2- dans les plans annoncés comme stratégiques ou vendus aux salariés avec des techniques marketing se cachent souvent des stagnations voire des régressions sociales en contrepartie du challenge affiché. [ce qui n'exclut aucunement les parachutes dorés pour ceux qui ont voté la mise en oeuvre du plan mais n'ont pas atteint l'objectif affiché]

Les exemples qui font exception à cela sont relativement rares, sont en général le fruit d'entreprise familiale qui ne recherche pas la satisfaction du capital à tout prix... Et donc influence peu, in fine, l'équation globale.

La pluie de "mauvaises nouvelles" est un mode de fonctionnement comptables destinés à amener les conditions non discutables d'une régression sociale. Car chacun sait pertinemment d'expérience que les décisions difficiles ne sont jamais aussi faciles à prendre que lorsqu'on n'a pas le choix !

Ce qui a poussé Michel Colucci à nous rappeler un célèbre proverbe chinois : c'est aux pieds du mur qu'on voit le mieux le... MUR !
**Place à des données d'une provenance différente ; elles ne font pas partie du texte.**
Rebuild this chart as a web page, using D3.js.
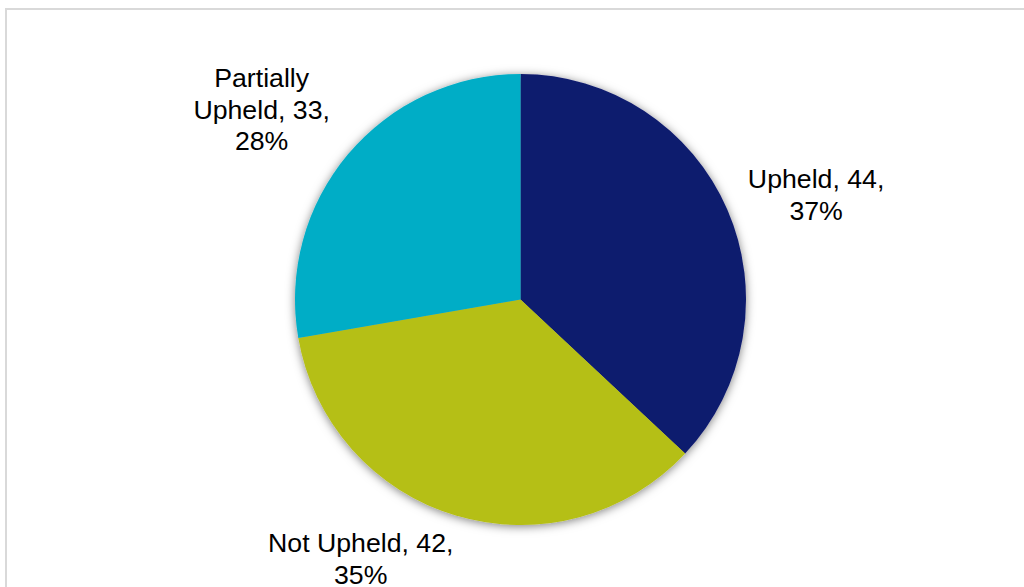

Alors si intellectuellement la démarche séduit, au quotidien cette théorie engendrerait un dédoublement de personnalité à savoir : un espoir excessif dans sa vie personnelle et un fatalisme conscient dans sa vie professionnelle.
Ce qui ne manquerait pas de donner des cas passionnants aux "psy et autres spécialistes des boyaux de la tête" mais se traduirait par une consommation excessive de médoc en bons français que nous sommes !

Robert Branche a dit…

Vous avez raison : le discours managérial a fait de la croissance un dogme, mais cela ne signifie pas qu'elle soit indispensable.
Simplement il est beaucoup plus difficile de réussir à diriger une entreprise qui fait face à une diminution de CA.